**Exercise requirements**
Identify the lines containing the word "that". Copy each one.

(Figure scripts)

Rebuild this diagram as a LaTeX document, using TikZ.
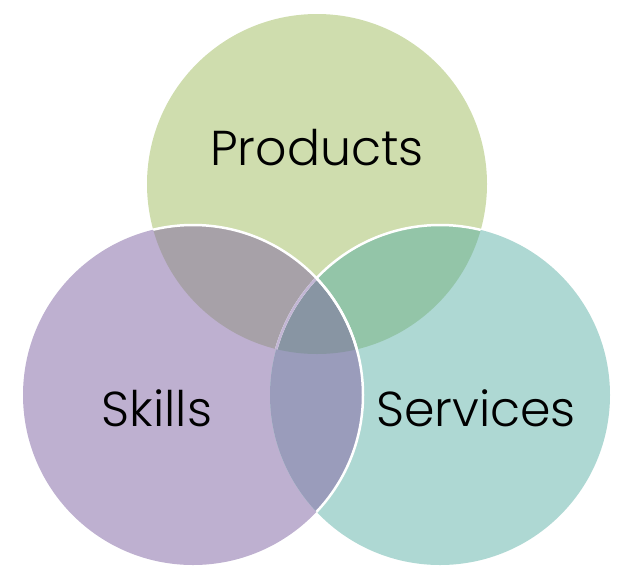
\documentclass[tikz,border=0pt]{standalone}
\usepackage{fontspec}
\setmainfont{Poppins Light}
\definecolor{cP}{HTML}{CFDDAE}
\definecolor{cS}{HTML}{BEB0D0}
\definecolor{cV}{HTML}{AED8D3}
\definecolor{cPS}{HTML}{A7A1A8}
\definecolor{cPV}{HTML}{93C5A8}
\definecolor{cSV}{HTML}{9A9CBB}
\definecolor{cPSV}{HTML}{8895A3}
\definecolor{cLine}{HTML}{C2B6D4}
\tikzset{
  rim/.style={line width=2.5pt},
  label/.style={font=\fontsize{49}{56}\selectfont, text=black, inner sep=0pt}
}
\begin{document}
\begin{tikzpicture}[x=1pt,y=-1pt]
\useasboundingbox (0,0) rectangle (634,576);
\coordinate (P) at (317,184);
\coordinate (S) at (193,395);
\coordinate (V) at (440,395);
\def\rr{170}
% base fills
\fill[cP] (P) circle (\rr);
\fill[cS] (S) circle (\rr);
\fill[cV] (V) circle (\rr);
% pairwise overlaps
\begin{scope}
  \clip (P) circle (\rr);
  \fill[cPS] (S) circle (\rr);
  \fill[cPV] (V) circle (\rr);
\end{scope}
\begin{scope}
  \clip (S) circle (\rr);
  \fill[cSV] (V) circle (\rr);
  \clip (P) circle (\rr);
  \fill[cPSV] (V) circle (\rr);
\end{scope}
% rims
\begin{scope}
  \clip (P) circle (\rr);
  \draw[rim, white] (V) circle (\rr);
\end{scope}
\begin{scope}
  \clip (P) circle (\rr);
  \clip (S) circle (\rr);
  \draw[rim, cLine] (V) circle (\rr);
\end{scope}
\begin{scope}
  \clip (P) circle (\rr);
  \draw[rim, white] (S) circle (\rr);
\end{scope}
\begin{scope}
  \clip (V) circle (\rr);
  \draw[rim, white] (S) circle (\rr);
\end{scope}
% labels
\node[label] (tP) at (317,148) {Products};
\node[label] (tS) at (157,408) {Skills};
\node[label] (tV) at (476,408) {Services};
\end{tikzpicture}
\end{document}
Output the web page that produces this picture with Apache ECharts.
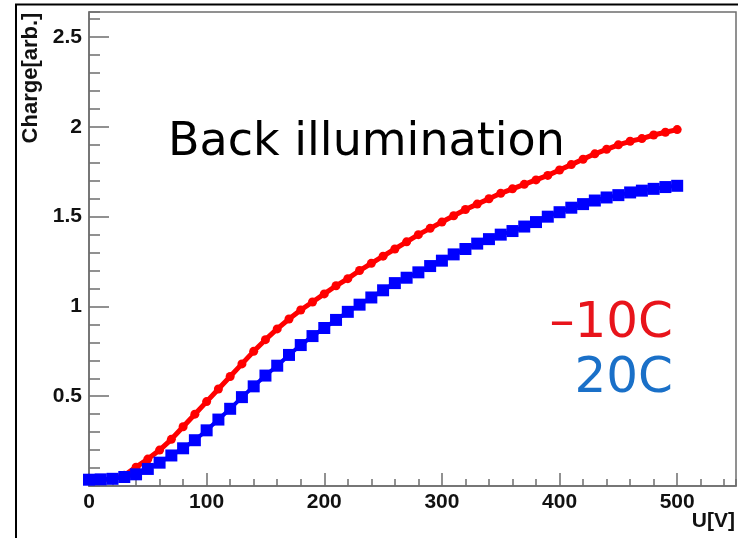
<!DOCTYPE html>
<html>
<head>
<meta charset="utf-8">
<script src="https://cdn.jsdelivr.net/npm/echarts@6/dist/echarts.min.js"></script>
<style>
  html, body { margin: 0; padding: 0; background: #ffffff; }
  #chart { width: 738px; height: 538px; }
</style>
</head>
<body>
<div id="chart"></div>
<script>
// Bias voltage scan, 10 V steps
const voltages = [0, 10, 20, 30, 40, 50, 60, 70, 80, 90,
  100, 110, 120, 130, 140, 150, 160, 170, 180, 190,
  200, 210, 220, 230, 240, 250, 260, 270, 280, 290,
  300, 310, 320, 330, 340, 350, 360, 370, 380, 390,
  400, 410, 420, 430, 440, 450, 460, 470, 480, 490, 500];

// Collected charge at -10C
const chargeCold = [0.03, 0.033, 0.04, 0.06, 0.105, 0.15, 0.20, 0.26, 0.33, 0.40,
  0.47, 0.54, 0.61, 0.68, 0.75, 0.815, 0.875, 0.93, 0.98, 1.025,
  1.07, 1.115, 1.155, 1.20, 1.24, 1.28, 1.32, 1.36, 1.40, 1.435,
  1.47, 1.505, 1.54, 1.57, 1.60, 1.63, 1.655, 1.68, 1.705, 1.73,
  1.76, 1.79, 1.82, 1.85, 1.875, 1.90, 1.92, 1.935, 1.955, 1.97, 1.985];

// Collected charge at 20C
const chargeWarm = [0.035, 0.037, 0.04, 0.05, 0.065, 0.095, 0.13, 0.17, 0.21, 0.255,
  0.31, 0.37, 0.43, 0.495, 0.555, 0.615, 0.67, 0.73, 0.785, 0.835,
  0.88, 0.925, 0.97, 1.01, 1.05, 1.09, 1.13, 1.16, 1.19, 1.225,
  1.255, 1.29, 1.32, 1.35, 1.375, 1.40, 1.42, 1.445, 1.47, 1.50,
  1.525, 1.55, 1.57, 1.59, 1.607, 1.62, 1.635, 1.645, 1.655, 1.665, 1.672];

const xMax = 550;
const yMax = 2.64;

const pairs = (vals) => voltages.map((v, i) => [v, vals[i]]);

const axisGrey = '#6e6e6e';
const labelFont = { fontFamily: 'Liberation Sans, Arial, sans-serif', fontWeight: 'bold', fontSize: 21, color: '#111' };

const chart = echarts.init(document.getElementById('chart'), null, { renderer: 'canvas' });

chart.setOption({
  animation: false,
  backgroundColor: '#ffffff',
  grid: {
    left: 89, top: 12, right: 2, bottom: 52,
    show: true, borderColor: axisGrey, borderWidth: 1.5, backgroundColor: 'transparent'
  },
  xAxis: [
    {
      type: 'value', min: 0, max: xMax, interval: 100,
      axisLine: { show: true, lineStyle: { color: axisGrey, width: 1.5 } },
      axisTick: { show: true, inside: true, length: 13, lineStyle: { color: axisGrey, width: 1.5 } },
      axisLabel: Object.assign({ margin: 6, showMaxLabel: false }, labelFont),
      splitLine: { show: false }
    },
    {
      // minor ticks every 20 V
      type: 'value', min: 0, max: xMax, interval: 20, position: 'bottom',
      axisLine: { show: false },
      axisTick: { show: true, inside: true, length: 7, lineStyle: { color: axisGrey, width: 1.5 } },
      axisLabel: { show: false },
      splitLine: { show: false }
    }
  ],
  yAxis: [
    {
      type: 'value', min: 0, max: yMax, interval: 0.5,
      axisLine: { show: true, lineStyle: { color: axisGrey, width: 1.5 } },
      axisTick: { show: true, inside: true, length: 20, lineStyle: { color: axisGrey, width: 1.5 } },
      axisLabel: Object.assign({ margin: 7, showMinLabel: false, showMaxLabel: false }, labelFont),
      splitLine: { show: false }
    },
    {
      // minor ticks every 0.1
      type: 'value', min: 0, max: yMax, interval: 0.1, position: 'left',
      axisLine: { show: false },
      axisTick: { show: true, inside: true, length: 11, lineStyle: { color: axisGrey, width: 1.5 } },
      axisLabel: { show: false },
      splitLine: { show: false }
    }
  ],
  series: [
    {
      name: '-10C', type: 'line', xAxisIndex: 0, yAxisIndex: 0,
      data: pairs(chargeCold),
      symbol: 'circle', symbolSize: 9,
      itemStyle: { color: '#ff0000' },
      lineStyle: { color: '#ff0000', width: 5 },
      z: 3
    },
    {
      name: '20C', type: 'line', xAxisIndex: 0, yAxisIndex: 0,
      data: pairs(chargeWarm),
      symbol: 'rect', symbolSize: 12,
      itemStyle: { color: '#0000ff' },
      lineStyle: { color: '#0000ff', width: 4 },
      z: 4
    }
  ],
  graphic: [
    {
      // outer frame of the canvas
      type: 'rect', silent: true, z: 10,
      shape: { x: 16, y: 4.5, width: 800, height: 600 },
      style: { fill: 'none', stroke: '#000', lineWidth: 2 }
    },
    {
      type: 'text', z: 10,
      x: 31, y: 78, rotation: Math.PI / 2,
      style: {
        text: 'Charge[arb.]', align: 'center', verticalAlign: 'middle',
        font: 'bold 22px "Liberation Sans", Arial, sans-serif', fill: '#111'
      }
    },
    {
      type: 'text', z: 10,
      x: 735, y: 521,
      style: {
        text: 'U[V]', align: 'right', verticalAlign: 'middle',
        font: 'bold 21px "Liberation Sans", Arial, sans-serif', fill: '#111'
      }
    },
    {
      type: 'text', z: 10,
      x: 168, y: 143,
      style: {
        text: 'Back illumination', align: 'left', verticalAlign: 'middle',
        font: '46px "DejaVu Sans", sans-serif', fill: '#000'
      }
    },
    {
      type: 'text', z: 10,
      x: 673, y: 324,
      style: {
        text: '\u201310C', align: 'right', verticalAlign: 'middle',
        font: '50px "DejaVu Sans", sans-serif', fill: '#e8141b'
      }
    },
    {
      type: 'text', z: 10,
      x: 673, y: 379,
      style: {
        text: '20C', align: 'right', verticalAlign: 'middle',
        font: '50px "DejaVu Sans", sans-serif', fill: '#1a70c8'
      }
    }
  ]
});
</script>
</body>
</html>
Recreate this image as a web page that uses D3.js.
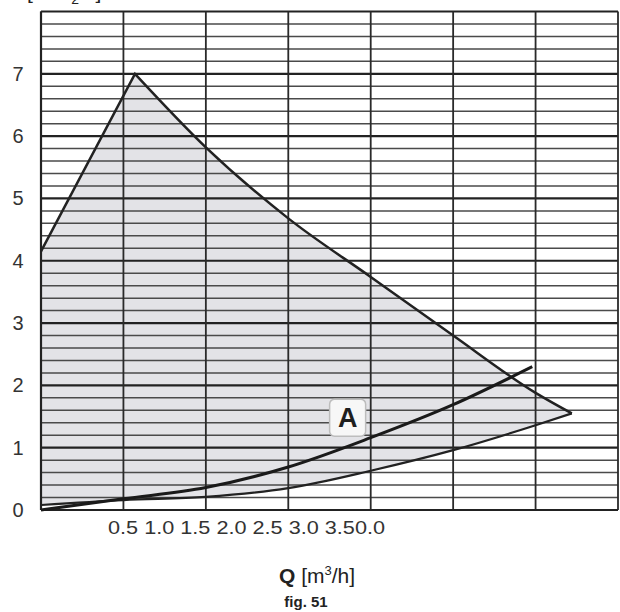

**Response for this exercise**
Output the web page that produces this picture with Apache ECharts.
Recreate this image as a web page that uses D3.js.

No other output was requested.